■ Given request:
Data follows below. Repeat exactly the lines between the line holding "What TikZ code" and the line holding "(l4) at (484,310)", inclusive, and nothing more; drop pictures.

■ Information supplied:
---+---
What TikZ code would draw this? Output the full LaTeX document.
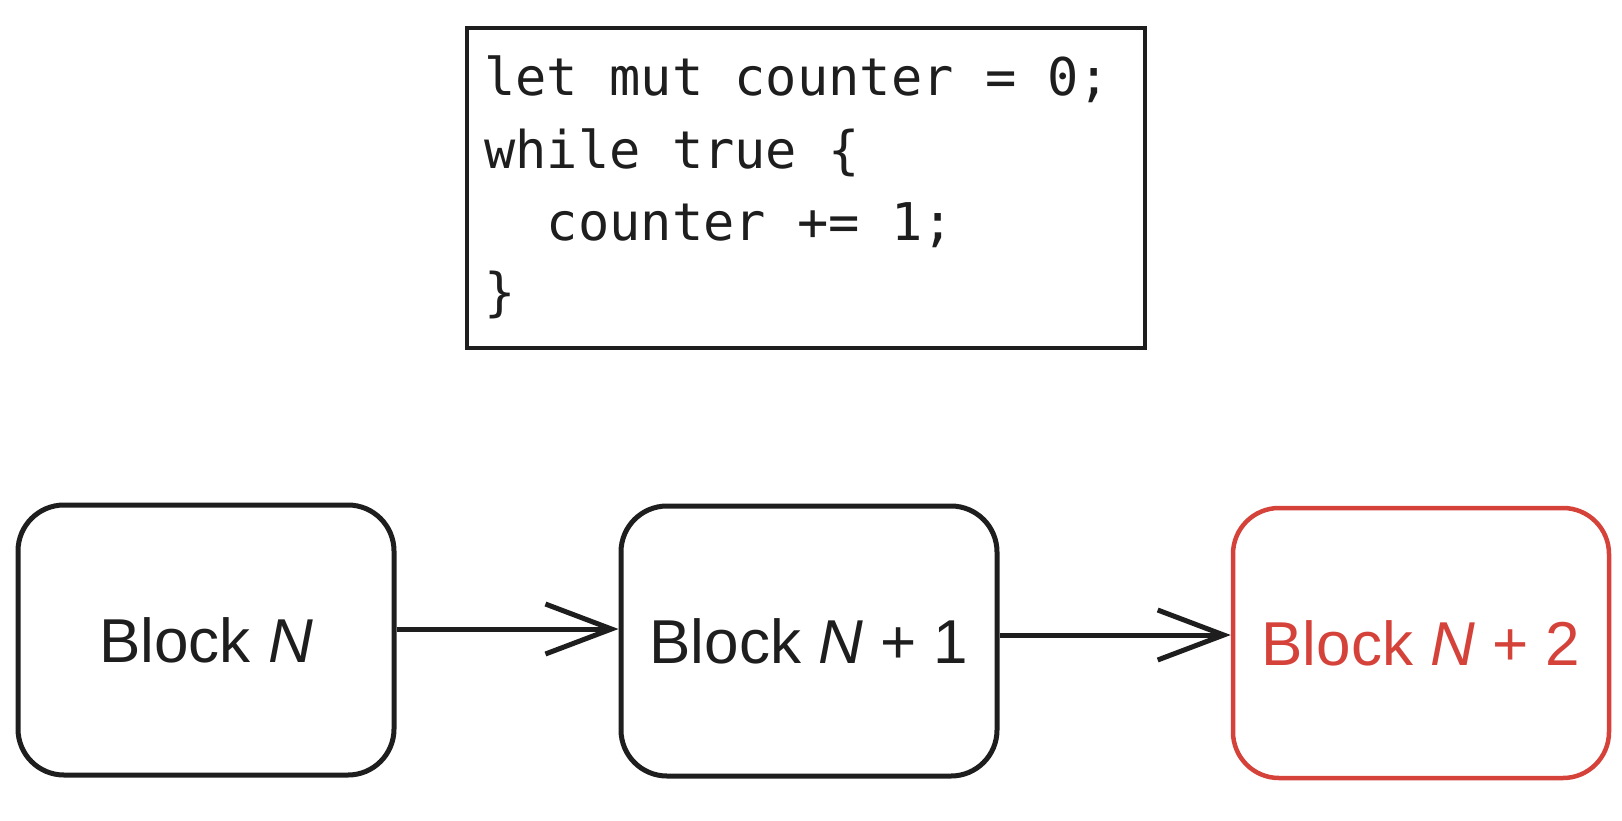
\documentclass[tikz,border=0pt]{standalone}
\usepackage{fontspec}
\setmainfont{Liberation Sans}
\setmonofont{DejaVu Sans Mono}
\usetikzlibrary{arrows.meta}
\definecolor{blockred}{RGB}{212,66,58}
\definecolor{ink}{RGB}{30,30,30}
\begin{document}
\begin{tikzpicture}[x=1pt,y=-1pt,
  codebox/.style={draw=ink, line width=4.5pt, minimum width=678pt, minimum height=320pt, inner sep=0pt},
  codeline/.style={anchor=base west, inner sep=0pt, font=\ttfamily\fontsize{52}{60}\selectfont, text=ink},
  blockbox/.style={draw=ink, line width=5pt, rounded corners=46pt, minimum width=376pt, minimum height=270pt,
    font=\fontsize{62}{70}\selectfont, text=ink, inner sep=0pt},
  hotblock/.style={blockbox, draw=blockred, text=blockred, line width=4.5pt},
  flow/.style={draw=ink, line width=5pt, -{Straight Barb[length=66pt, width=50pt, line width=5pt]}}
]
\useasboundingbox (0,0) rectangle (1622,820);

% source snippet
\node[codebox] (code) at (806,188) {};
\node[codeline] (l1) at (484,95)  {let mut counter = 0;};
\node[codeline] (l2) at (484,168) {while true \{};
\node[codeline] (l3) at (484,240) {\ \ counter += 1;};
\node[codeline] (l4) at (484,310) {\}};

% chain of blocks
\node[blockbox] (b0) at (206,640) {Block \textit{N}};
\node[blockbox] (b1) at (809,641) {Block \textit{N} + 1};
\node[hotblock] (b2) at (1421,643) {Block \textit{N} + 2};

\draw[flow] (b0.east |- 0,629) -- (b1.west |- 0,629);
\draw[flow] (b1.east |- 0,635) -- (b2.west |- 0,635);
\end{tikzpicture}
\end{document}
---+---
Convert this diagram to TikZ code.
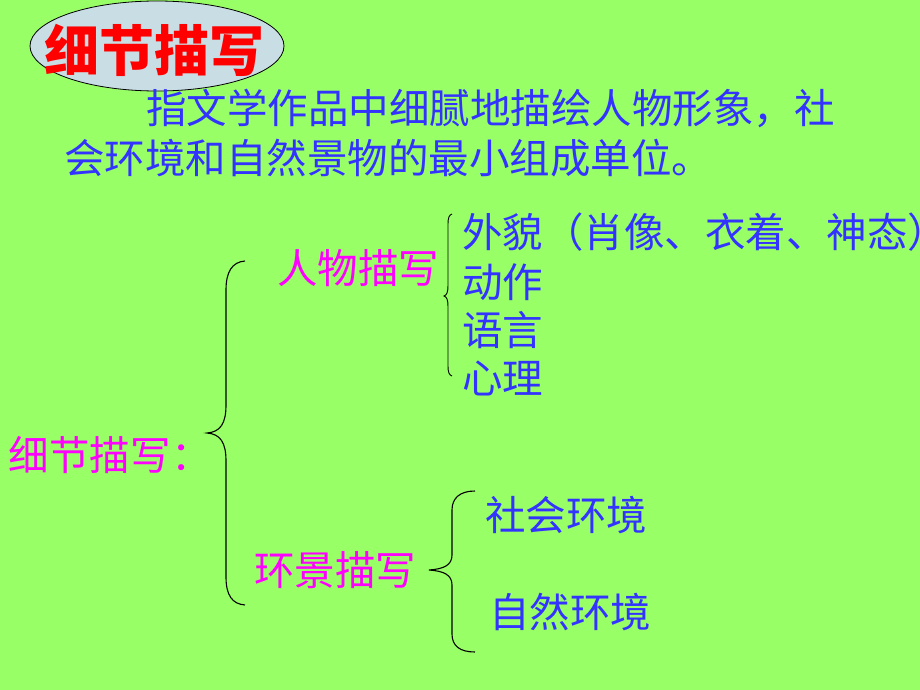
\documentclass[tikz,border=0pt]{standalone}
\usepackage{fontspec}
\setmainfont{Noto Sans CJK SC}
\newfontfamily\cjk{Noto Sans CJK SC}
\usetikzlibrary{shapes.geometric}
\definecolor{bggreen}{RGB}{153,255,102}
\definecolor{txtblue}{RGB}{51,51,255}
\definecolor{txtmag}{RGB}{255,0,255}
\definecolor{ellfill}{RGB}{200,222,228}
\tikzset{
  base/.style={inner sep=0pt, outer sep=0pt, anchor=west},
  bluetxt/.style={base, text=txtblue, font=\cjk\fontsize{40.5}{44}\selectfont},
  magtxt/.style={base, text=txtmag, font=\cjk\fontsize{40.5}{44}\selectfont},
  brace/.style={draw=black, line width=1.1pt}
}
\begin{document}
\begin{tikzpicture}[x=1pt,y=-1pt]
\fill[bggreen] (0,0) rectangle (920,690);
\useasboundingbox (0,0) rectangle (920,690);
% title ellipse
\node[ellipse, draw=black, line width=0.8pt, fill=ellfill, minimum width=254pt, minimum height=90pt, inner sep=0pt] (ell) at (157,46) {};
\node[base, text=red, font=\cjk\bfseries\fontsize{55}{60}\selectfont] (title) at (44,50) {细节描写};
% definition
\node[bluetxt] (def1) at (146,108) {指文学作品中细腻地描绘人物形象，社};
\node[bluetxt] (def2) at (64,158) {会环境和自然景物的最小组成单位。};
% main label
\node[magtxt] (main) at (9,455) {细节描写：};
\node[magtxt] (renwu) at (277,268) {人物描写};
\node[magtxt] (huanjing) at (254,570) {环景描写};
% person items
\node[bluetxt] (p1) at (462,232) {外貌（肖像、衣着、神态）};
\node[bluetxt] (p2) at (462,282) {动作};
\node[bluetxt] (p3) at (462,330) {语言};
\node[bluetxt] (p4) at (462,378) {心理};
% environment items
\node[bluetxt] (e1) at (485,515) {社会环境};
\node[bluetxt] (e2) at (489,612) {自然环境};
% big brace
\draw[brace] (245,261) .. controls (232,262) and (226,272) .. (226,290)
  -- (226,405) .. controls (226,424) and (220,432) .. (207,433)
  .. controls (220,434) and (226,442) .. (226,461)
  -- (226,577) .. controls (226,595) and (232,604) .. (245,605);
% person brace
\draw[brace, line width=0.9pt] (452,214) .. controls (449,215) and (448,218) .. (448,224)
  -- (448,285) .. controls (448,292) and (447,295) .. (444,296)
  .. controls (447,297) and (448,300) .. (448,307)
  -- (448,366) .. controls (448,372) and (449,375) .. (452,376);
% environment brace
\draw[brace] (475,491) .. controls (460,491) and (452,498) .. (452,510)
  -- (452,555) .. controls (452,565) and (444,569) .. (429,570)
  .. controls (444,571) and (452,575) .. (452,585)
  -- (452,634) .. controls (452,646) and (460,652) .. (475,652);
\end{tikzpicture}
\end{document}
---+---
■ Exercise output:
What TikZ code would draw this? Output the full LaTeX document.
\documentclass[tikz,border=0pt]{standalone}
\usepackage{fontspec}
\setmainfont{Liberation Sans}
\setmonofont{DejaVu Sans Mono}
\usetikzlibrary{arrows.meta}
\definecolor{blockred}{RGB}{212,66,58}
\definecolor{ink}{RGB}{30,30,30}
\begin{document}
\begin{tikzpicture}[x=1pt,y=-1pt,
  codebox/.style={draw=ink, line width=4.5pt, minimum width=678pt, minimum height=320pt, inner sep=0pt},
  codeline/.style={anchor=base west, inner sep=0pt, font=\ttfamily\fontsize{52}{60}\selectfont, text=ink},
  blockbox/.style={draw=ink, line width=5pt, rounded corners=46pt, minimum width=376pt, minimum height=270pt,
    font=\fontsize{62}{70}\selectfont, text=ink, inner sep=0pt},
  hotblock/.style={blockbox, draw=blockred, text=blockred, line width=4.5pt},
  flow/.style={draw=ink, line width=5pt, -{Straight Barb[length=66pt, width=50pt, line width=5pt]}}
]
\useasboundingbox (0,0) rectangle (1622,820);

% source snippet
\node[codebox] (code) at (806,188) {};
\node[codeline] (l1) at (484,95)  {let mut counter = 0;};
\node[codeline] (l2) at (484,168) {while true \{};
\node[codeline] (l3) at (484,240) {\ \ counter += 1;};
\node[codeline] (l4) at (484,310) {\}};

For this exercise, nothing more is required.